I want to sort a unix file by the id column but when I use sort -k4,4 or -k4,4n I do not get the expected result.
The column of interest should be sorted like this:
id1
id2
id3
id4
etc.
Instead it is sorted like this when i do sort -k4,4
id1
id10
id100
id1000
id10000
id10001
etc.
My unix version uses the following sort function:
sort --help
Usage: sort [OPTION]... [FILE]...
Write sorted concatenation of all FILE(s) to standard output.

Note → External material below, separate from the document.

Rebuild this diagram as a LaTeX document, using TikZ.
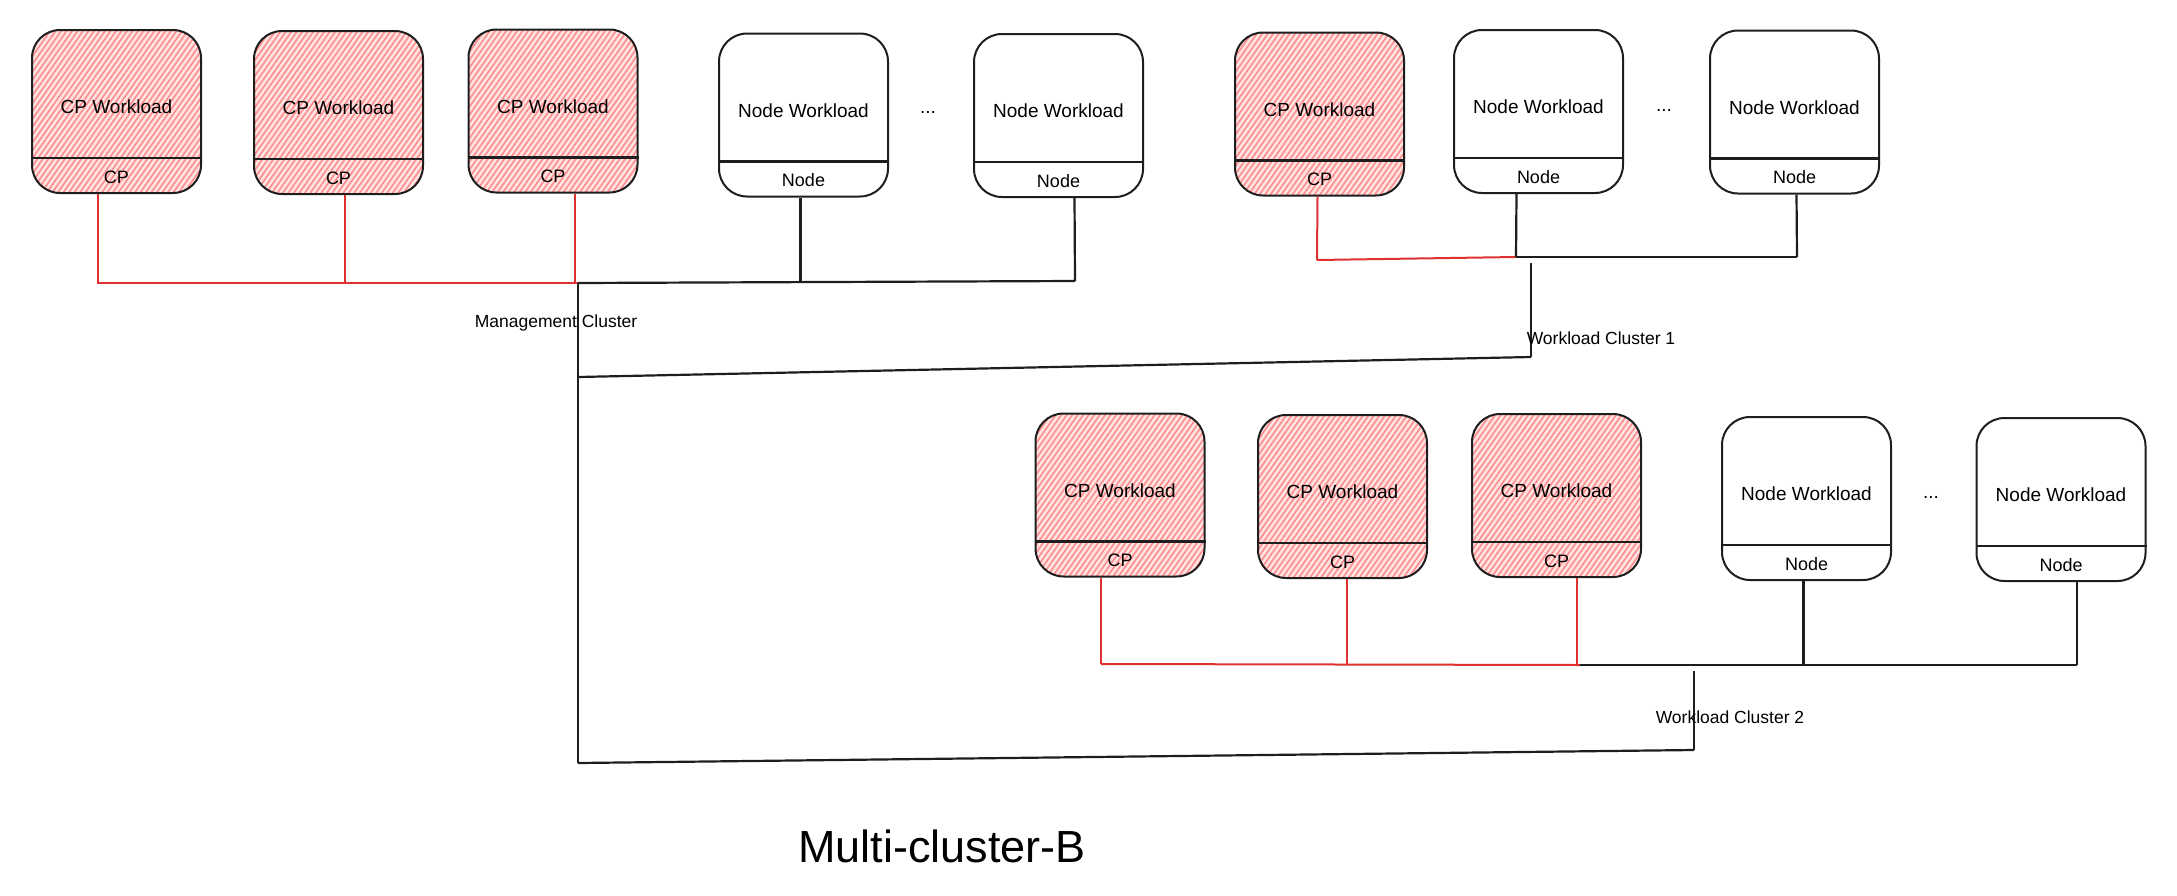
\documentclass[tikz,border=0pt]{standalone}
\usepackage{fontspec}
\setmainfont{Liberation Sans}
\usetikzlibrary{patterns.meta}
\definecolor{inkc}{RGB}{30,30,30}
\definecolor{redline}{RGB}{224,49,49}
\definecolor{hatchc}{RGB}{255,140,140}
\definecolor{pinkbg}{RGB}{255,226,226}
\tikzset{
  boxbase/.style={draw=inkc, line width=2pt, rounded corners=28pt, minimum width=169pt, minimum height=163pt, inner sep=0pt},
  cpbox/.style={boxbase, preaction={fill=pinkbg}, preaction={pattern={Lines[angle=55,distance=4.5pt,line width=1.6pt]}, pattern color=hatchc}},
  nodebox/.style={boxbase, fill=white},
  divider/.style={draw=inkc, line width=2.4pt},
  bigtxt/.style={font=\fontsize{19}{22}\selectfont, text=black},
  smalltxt/.style={font=\fontsize{18}{21}\selectfont, text=black},
  clabel/.style={font=\fontsize{17.5}{20}\selectfont, text=black},
  redwire/.style={draw=redline, line width=2pt},
  blackwire/.style={draw=inkc, line width=2.2pt},
  titletxt/.style={font=\fontsize{45}{52}\selectfont, text=black}
}
\newcommand{\wbox}[6]{%
  \node[#6] (#1) at (#2) {};
  \draw[divider] ([yshift=36pt]#1.south west) -- ([yshift=36pt]#1.south east);
  \node[bigtxt] (#1t) at ([yshift=-78pt]#1.north) {#3};
  \node[smalltxt] (#1b) at ([yshift=17pt]#1.south) {#4};
  \coordinate (#1c) at ([xshift=#5pt]#1.south);
}
\begin{document}
\begin{tikzpicture}[x=1pt,y=-1pt]
\useasboundingbox (0,0) rectangle (2177,895);
% ---------- Management cluster ----------
\wbox{m1}{116.5,111.5}{CP Workload}{CP}{-19}{cpbox}
\wbox{m2}{338.5,112.5}{CP Workload}{CP}{6}{cpbox}
\wbox{m3}{553,111}{CP Workload}{CP}{22}{cpbox}
\wbox{m4}{803.5,115}{Node Workload}{Node}{-3}{nodebox}
\node[bigtxt] (md) at (928,112) {...};
\wbox{m5}{1058.5,115.5}{Node Workload}{Node}{16}{nodebox}
\coordinate (mbusL) at (97,283);
\coordinate (mjoin) at (578,283);
\coordinate (mbusR) at (1075,281);
\draw[redwire] (m1c) -- (m1c |- mbusL);
\draw[redwire] (m2c) -- (m2c |- mbusL);
\draw[redwire] (m3c) -- (m3c |- mbusL);
\draw[redwire] (mbusL) -- (mjoin);
\draw[blackwire] (m4c) -- (m4c |- mbusR);
\draw[blackwire] (m5c) -- (mbusR);
\draw[blackwire] (mjoin) -- (mbusR);
\coordinate (mlow) at (578,763);
\draw[blackwire] (mjoin) -- (mlow);
\node[clabel] (mlab) at (556,323) {Management Cluster};
% ---------- Workload cluster 1 ----------
\wbox{w1}{1319.5,114}{CP Workload}{CP}{-2}{cpbox}
\wbox{w2}{1538.5,111.5}{Node Workload}{Node}{-22}{nodebox}
\node[bigtxt] (wd) at (1664,110) {...};
\wbox{w3}{1794.5,112}{Node Workload}{Node}{2}{nodebox}
\coordinate (wbusL) at (1317,260);
\coordinate (wjoin) at (1516,257);
\coordinate (wbusR) at (1797,257);
\draw[redwire] (w1c) -- (wbusL);
\draw[redwire] (wbusL) -- (wjoin);
\draw[blackwire] (w2c) -- (wjoin);
\draw[blackwire] (w3c) -- (wbusR);
\draw[blackwire] (wjoin) -- (wbusR);
\coordinate (w1top) at (1531,263);
\coordinate (w1bot) at (1531,357);
\draw[blackwire] (w1top) -- (w1bot);
\node[clabel] (w1lab) at (1601,338) {Workload Cluster 1};
\coordinate (mmid) at (578,377);
\draw[blackwire] (mmid) -- (w1bot);
% ---------- Workload cluster 2 ----------
\wbox{c1}{1120,495}{CP Workload}{CP}{-19}{cpbox}
\wbox{c2}{1342.5,496.5}{CP Workload}{CP}{4}{cpbox}
\wbox{c3}{1556.5,495.5}{CP Workload}{CP}{20}{cpbox}
\wbox{c4}{1806.5,498.5}{Node Workload}{Node}{-3}{nodebox}
\node[bigtxt] (cd) at (1931,497) {...};
\wbox{c5}{2061,499.5}{Node Workload}{Node}{16}{nodebox}
\coordinate (cbusL) at (1101,664);
\coordinate (cjoin) at (1580,665);
\coordinate (cbusR) at (2077,665);
\draw[redwire] (c1c) -- (cbusL);
\draw[redwire] (c2c) -- (c2c |- cbusL);
\draw[redwire] (c3c) -- (c3c |- cjoin);
\draw[redwire] (cbusL) -- (cjoin);
\draw[blackwire] (c4c) -- (c4c |- cbusR);
\draw[blackwire] (c5c) -- (cbusR);
\draw[blackwire] (cjoin) -- (cbusR);
\coordinate (c2top) at (1694,671);
\coordinate (c2bot) at (1694,750);
\draw[blackwire] (c2top) -- (c2bot);
\node[clabel] (c2lab) at (1730,717) {Workload Cluster 2};
\draw[blackwire] (mlow) -- (c2bot);
% ---------- title ----------
\node[titletxt] (title) at (942,846) {Multi-cluster-B};
\end{tikzpicture}
\end{document}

Mandatory arguments to long options are mandatory for short options too.
Ordering options:
-b, --ignore-leading-blanks ignore leading blanks
-d, --dictionary-order consider only blanks and alphanumeric characters
-f, --ignore-case fold lower case to upper case characters
-g, --general-numeric-sort compare according to general numerical value
-i, --ignore-nonprinting consider only printable characters
-M, --month-sort compare (unknown) < `JAN' < ... < `DEC'
-n, --numeric-sort compare according to string numerical value
-r, --reverse reverse the result of comparisons
Other options:
-c, --check check whether input is sorted; do not sort
-k, --key=POS1[,POS2] start a key at POS1, end it at POS2 (origin 1)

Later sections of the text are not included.